At Zellerbach Hall on Tuesday, Sept. 7 — the day when U.S. military deaths in Iraq passed the 1,000 mark — that moment was replayed on video for a capacity crowd, as Clarke himself watched from the stage. Then, in conversation with Berkeley national-security experts Michael Nacht and Steven Weber, he warned that instead of improving intelligence and boosting security, the Bush administration has waged a misguided war, leaving the nation vulnerable to new domestic attacks and hindering anti-terrorism efforts abroad.

“What we have done with the invasion of Iraq is that [al Qaeda has] a lot more recruits now, and they’re a lot more militant than before the invasion,” he said. “The pool of people who really hate us is so much greater than it was on 9/11 because of this needless and counterproductive war in Iraq.”

Our policies in Iraq have been “almost entirely wrong,” he added. “The president kept saying Iraq was the central front in the war against terrorism — well, it is now.”

Meanwhile, despite beefed-up security at the nation’s airports, “nothing’s been done” to protect subways and other commuter rail lines, leaving them exposed to the kind of devastating, pre-election attack that shocked the world recently in Madrid. “That could happen on the BART system today, guaranteed.”
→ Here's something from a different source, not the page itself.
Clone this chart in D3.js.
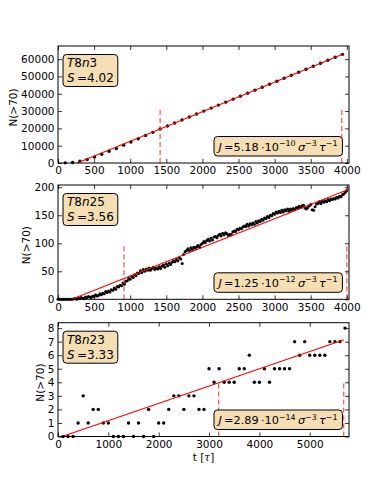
<!DOCTYPE html>
<html>
<head>
<meta charset="utf-8">
<script src="https://cdn.jsdelivr.net/npm/d3@7"></script>
<style>
  body { margin: 0; background: #fff; }
  text { font-family: "DejaVu Sans", sans-serif; }
</style>
</head>
<body>
<div id="chart"></div>
<script>
// T8n3 panel
const t1 = [101, 202, 303, 404, 505, 606, 707, 808, 909, 1010, 1111, 1212, 1313, 1414, 1515, 1616,
    1717, 1818, 1919, 2020, 2121, 2222, 2323, 2424, 2525, 2626, 2727, 2828, 2929, 3030, 3131, 3232,
    3333, 3434, 3535, 3636, 3737, 3838, 3939];
const n1 = [100, 300, 1100, 2000, 3400, 5000, 6800, 8400, 10300, 12100, 14000, 15900, 17700, 19640,
    21360, 23090, 24810, 26540, 28270, 29990, 31720, 33450, 35170, 36900, 38620, 40350, 42080, 43800,
    45530, 47250, 48980, 50710, 52430, 54160, 55880, 57610, 59340, 61060, 62790];
const fit1 = [[265, 0], [3950, 62980]];
const dash1 = [1414, 3930];
const dashTop1 = 31500;

// T8n25 panel, one sample every 20 tau starting at 0
const t2Step = 20;
const n2 = [
    0, 0, 0, 0, 0, 0, 0, 0, 0, 0,
    0, 1, 1, 0, 2, 1, 3, 2, 1, 4,
    3, 5, 4, 3, 6, 5, 8, 6, 7, 10,
    8, 11, 10, 14, 12, 15, 13, 17, 16, 20,
    18, 23, 22, 25, 24, 29, 27, 32, 33, 37,
    36, 41, 39, 44, 42, 47, 46, 51, 48, 53,
    50, 54, 52, 56, 52, 55, 57, 53, 56, 54,
    58, 55, 59, 61, 57, 63, 60, 65, 62, 66,
    69, 67, 71, 69, 74, 72, 64, 80, 85, 87,
    90, 87, 92, 89, 93, 91, 94, 96, 93, 98,
    100, 103, 101, 105, 107, 104, 109, 106, 111, 112,
    110, 114, 116, 113, 118, 115, 119, 117, 114, 116,
    115, 120, 122, 121, 125, 124, 127, 126, 129, 131,
    130, 134, 131, 135, 133, 136, 134, 139, 136, 140,
    139, 143, 141, 145, 144, 148, 146, 150, 149, 153,
    152, 156, 154, 157, 155, 159, 156, 160, 158, 161,
    157, 161, 159, 162, 160, 164, 163, 166, 164, 167,
    168, 163, 161, 164, 167, 169, 160, 159, 165, 170,
    171, 174, 171, 175, 173, 176, 174, 178, 176, 179,
    178, 180, 179, 182, 181, 184, 183, 187, 188, 191,
    194];
const fit2 = [[190, 0], [4020, 196]];
const dash2 = [914, 4000];
const dashTop2 = 97;

// T8n23 panel
const t3 = [100, 200, 300, 400, 500, 600, 700, 800, 900, 1000, 1100, 1200, 1300, 1400, 1500, 1600,
    1700, 1800, 1900, 2000, 2100, 2200, 2300, 2400, 2500, 2600, 2700, 2800, 2900, 3000, 3100, 3200,
    3300, 3400, 3500, 3600, 3700, 3800, 3900, 4000, 4100, 4200, 4300, 4400, 4500, 4600, 4700, 4800,
    4900, 5000, 5100, 5200, 5300, 5400, 5500, 5600, 5700];
const n3 = [0, 0, 0, 1, 3, 1, 2, 2, 1, 1, 0, 0, 0, 1, 0, 1, 0, 2, 0, 1, 1, 2, 3, 3, 2, 3, 3, 2, 2,
    5, 4, 5, 4, 4, 4, 5, 5, 6, 4, 4, 5, 4, 5, 5, 5, 5, 7, 6, 7, 6, 6, 6, 6, 7, 7, 7, 8];
const fit3 = [[83, 0], [5680, 7.14]];
const dash3 = [3190, 5675];
const dashTop3 = 4;

const names = ["T8n3", "T8n25", "T8n23"];
const sValues = ["4.02", "3.56", "3.33"];
const jMantissa = ["5.18", "1.25", "2.89"];
const jExponent = ["\u221210", "\u221212", "\u221214"];

const xTicks12 = [0, 500, 1000, 1500, 2000, 2500, 3000, 3500, 4000];
const xTicks3 = [0, 1000, 2000, 3000, 4000, 5000];
const yTicks1 = [0, 10000, 20000, 30000, 40000, 50000, 60000];
const yTicks2 = [0, 50, 100, 150, 200];
const yTicks3 = [0, 1, 2, 3, 4, 5, 6, 7, 8];

const svg = d3.select("#chart")
    .append("svg")
    .attr("width", 388)
    .attr("height", 485);

svg.append("rect").attr("width", 388).attr("height", 485).attr("fill", "#fff");

const left = 58, right = 349;
const mathFont = "DejaVu Serif";

// write a mathtext-like label from [text, kind] pieces: i = italic, r = roman, s = superscript
function mathText(sel, segs, size) {
    let cur = 0;
    segs.forEach(([s, k]) => {
        const target = k === "s" ? -size * 0.42 : 0;
        sel.append("tspan")
            .attr("dy", target - cur)
            .attr("font-style", k === "i" ? "italic" : "normal")
            .attr("font-size", k === "s" ? size * 0.7 : size)
            .text(s);
        cur = target;
    });
}

function drawPanel(p, i) {
    const g = svg.append("g");

    const x = d3.scaleLinear().domain(p.xDomain).range([left, right]);
    const y = d3.scaleLinear().domain(p.yDomain).range([p.bottom, p.top]);

    // data points
    g.selectAll(".pt")
        .data(p.t.map((t, j) => [t, p.n[j]]))
        .enter().append("circle")
        .attr("cx", d => x(d[0]))
        .attr("cy", d => y(d[1]))
        .attr("r", p.r)
        .attr("fill", "#000");

    // fit line
    g.append("path")
        .attr("d", d3.line().x(d => x(d[0])).y(d => y(d[1]))(p.fit))
        .attr("fill", "none")
        .attr("stroke", "#ff0000")
        .attr("stroke-width", 1.1);

    // dashed markers
    g.selectAll(".dash")
        .data(p.dash)
        .enter().append("line")
        .attr("x1", d => x(d))
        .attr("x2", d => x(d))
        .attr("y1", y(0))
        .attr("y2", y(p.dashTop))
        .attr("stroke", "#ff3030")
        .attr("stroke-opacity", 0.85)
        .attr("stroke-width", 1.2)
        .attr("stroke-dasharray", "5,3");

    // axes, ticks inside on all four sides
    const fmt = d3.format("d");
    const axB = g.append("g").attr("transform", `translate(0,${p.bottom})`)
        .call(d3.axisBottom(x).tickValues(p.xTicks).tickSize(-4).tickPadding(4).tickFormat(fmt));
    const axT = g.append("g").attr("transform", `translate(0,${p.top})`)
        .call(d3.axisTop(x).tickValues(p.xTicks).tickSize(-4).tickFormat(""));
    const axL = g.append("g").attr("transform", `translate(${left},0)`)
        .call(d3.axisLeft(y).tickValues(p.yTicks).tickSize(-4).tickPadding(3.5).tickFormat(fmt));
    const axR = g.append("g").attr("transform", `translate(${right},0)`)
        .call(d3.axisRight(y).tickValues(p.yTicks).tickSize(-4).tickFormat(""));

    [axB, axT, axL, axR].forEach(a => {
        a.select(".domain").remove();
        a.selectAll("line").attr("stroke", "#000").attr("stroke-width", 0.8);
        a.selectAll("text").attr("font-size", 10.5).attr("fill", "#000")
            .attr("font-family", "DejaVu Sans, sans-serif");
    });

    g.append("rect")
        .attr("x", left).attr("y", p.top)
        .attr("width", right - left).attr("height", p.bottom - p.top)
        .attr("fill", "none").attr("stroke", "#000").attr("stroke-width", 1);

    // y label placed left of the tick labels
    const labLeft = axL.node().getBBox().x + left;
    g.append("text")
        .attr("transform", `translate(${labLeft - 8},${(p.top + p.bottom) / 2 + 3}) rotate(-90)`)
        .attr("text-anchor", "middle")
        .attr("dy", "0.35em")
        .attr("font-size", 10.5)
        .text("N(>70)");

    // name / S box, top left
    const boxTop = p.top + 8.5;
    const nameBox = g.append("g");
    const rect1 = nameBox.append("rect");
    const txt1 = nameBox.append("text")
        .attr("x", 67).attr("y", boxTop + 12.3)
        .attr("font-family", mathFont);
    mathText(txt1, [["T", "i"], ["8", "r"], ["n", "i"], [names[i].slice(3), "r"]], 12);
    const txt2 = nameBox.append("text")
        .attr("x", 67).attr("y", boxTop + 27.3)
        .attr("font-family", mathFont);
    mathText(txt2, [["S", "i"], ["\u2009=" + sValues[i], "r"]], 12);
    const bb1 = nameBox.node().getBBox();
    rect1.attr("x", 63).attr("y", boxTop)
        .attr("width", bb1.x + bb1.width + 4 - 63).attr("height", 32)
        .attr("rx", 3.5)
        .attr("fill", "#f5deb3").attr("stroke", "#000").attr("stroke-width", 1);

    // J box, bottom right
    const jTop = p.bottom - 7 - 19.5;
    const jBox = g.append("g");
    const rect2 = jBox.append("rect");
    const txt3 = jBox.append("text")
        .attr("x", 218.5).attr("y", jTop + 14.4)
        .attr("font-family", mathFont);
    mathText(txt3, [["J", "i"], ["\u2009=" + jMantissa[i] + "\u2009\u00b710", "r"], [jExponent[i], "s"],
        ["\u2009\u03c3", "i"], ["\u22123", "s"], ["\u2009\u03c4", "i"], ["\u22121", "s"]], 11.3);
    const bb2 = txt3.node().getBBox();
    rect2.attr("x", 214).attr("y", jTop)
        .attr("width", bb2.x + bb2.width + 5 - 214).attr("height", 19.5)
        .attr("rx", 3.5)
        .attr("fill", "#f5deb3").attr("stroke", "#000").attr("stroke-width", 1);
}

const panels = [
    { top: 46, bottom: 163, t: t1, n: n1, fit: fit1, dash: dash1, dashTop: dashTop1, r: 1.7,
      xDomain: [0, 4030], yDomain: [0, 67600], xTicks: xTicks12, yTicks: yTicks1 },
    { top: 185, bottom: 299.3, t: n2.map((v, j) => j * t2Step), n: n2, fit: fit2, dash: dash2, dashTop: dashTop2, r: 1.5,
      xDomain: [0, 4030], yDomain: [0, 204], xTicks: xTicks12, yTicks: yTicks2 },
    { top: 322.7, bottom: 436.5, t: t3, n: n3, fit: fit3, dash: dash3, dashTop: dashTop3, r: 1.7,
      xDomain: [0, 5780], yDomain: [0, 8.4], xTicks: xTicks3, yTicks: yTicks3 }
];

panels.forEach(drawPanel);

// x label under the last panel
const xl = svg.append("text")
    .attr("x", (left + right) / 2)
    .attr("y", 461)
    .attr("text-anchor", "middle")
    .attr("font-size", 10.5);
xl.append("tspan").text("t [");
xl.append("tspan").attr("font-family", mathFont).attr("font-style", "italic").text("\u03c4");
xl.append("tspan").text("]");
</script>
</body>
</html>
Echoing his now-famous frustration with the Bush White House — expressed in his book, in his testimony before the 9/11 commission, and on “60 Minutes” and the Washington talk-show circuit — Clarke said the federal government had two central tasks following the strikes on the World Trade Center and the Pentagon. It should have gone after al Qaeda, which it did “for a while” before shifting its focus from Osama bin Laden to Saddam Hussein. And it should have worked on reducing vulnerabilities here at home.

“We really haven’t done that very much,” Clarke said, bemoaning what he called the government’s “token efforts” at boosting security.

What the Bush administration has done instead, he suggested, is alienate much of the U.S. population and the world community.

In the calm, measured baritone familiar to millions of Americans, Clarke predicted that no matter who wins the White House this November, the erosion of America’s credibility abroad — a consequence of the U.S. invasion and subsequent occupation of Iraq — will hamstring the president in addressing legitimate national security threats like Iran and North Korea.

“Iran really did support al Qaeda, and Iran really is trying to get nuclear weapons,” he said, drawing a contrast with Iraq. When it becomes necessary to deal with genuine threats — from Iran and North Korea to Pakistan, another candidate to become a nuclear power — “who’s going to believe us?”

Clarke, whose book takes its title from the oath to protect the Constitution “against all enemies” that’s sworn by everyone from presidents to new citizens, sparked the most enthusiastic applause when he condemned what he termed the administration’s “stupid” assaults on civil liberties inside U.S. borders, which, he said, sow mistrust between Americans and their own government.

While acknowledging that Jose Padilla — held without formal charges since May 2002 for allegedly plotting with al Qaeda to set off a radioactive “dirty bomb” in the U.S. — “is not a nice man, and probably ought to be in jail,” Clarke objected that Padilla, a Brooklyn-born U.S. citizen, is being denied his right to due process because Attorney General John Ashcroft believes he is an “enemy of the state.”

“What the lawyers call extralegal,” he said, “I call illegal.”

Declaring that the enemy is “not terrorism per se” (“You can’t engage in a war on a tactic”), Clarke said the most militant Islamic fundamentalists mean to establish theocratic, 14th-century-style caliphates, much as the Taliban did in Afghanistan.

“I don’t think we should do their job for them,” he said to cheers, “and start taking away civil liberties here.”

Clarke talked for about 80 minutes with Nacht, a professor of public policy and dean of Berkeley’s Goldman School of Public Policy, and Weber, director of the campus’s Institute of International Studies and a professor of political science. The event was sponsored by the Goldman School, the Institute, and the Office of the Chancellor.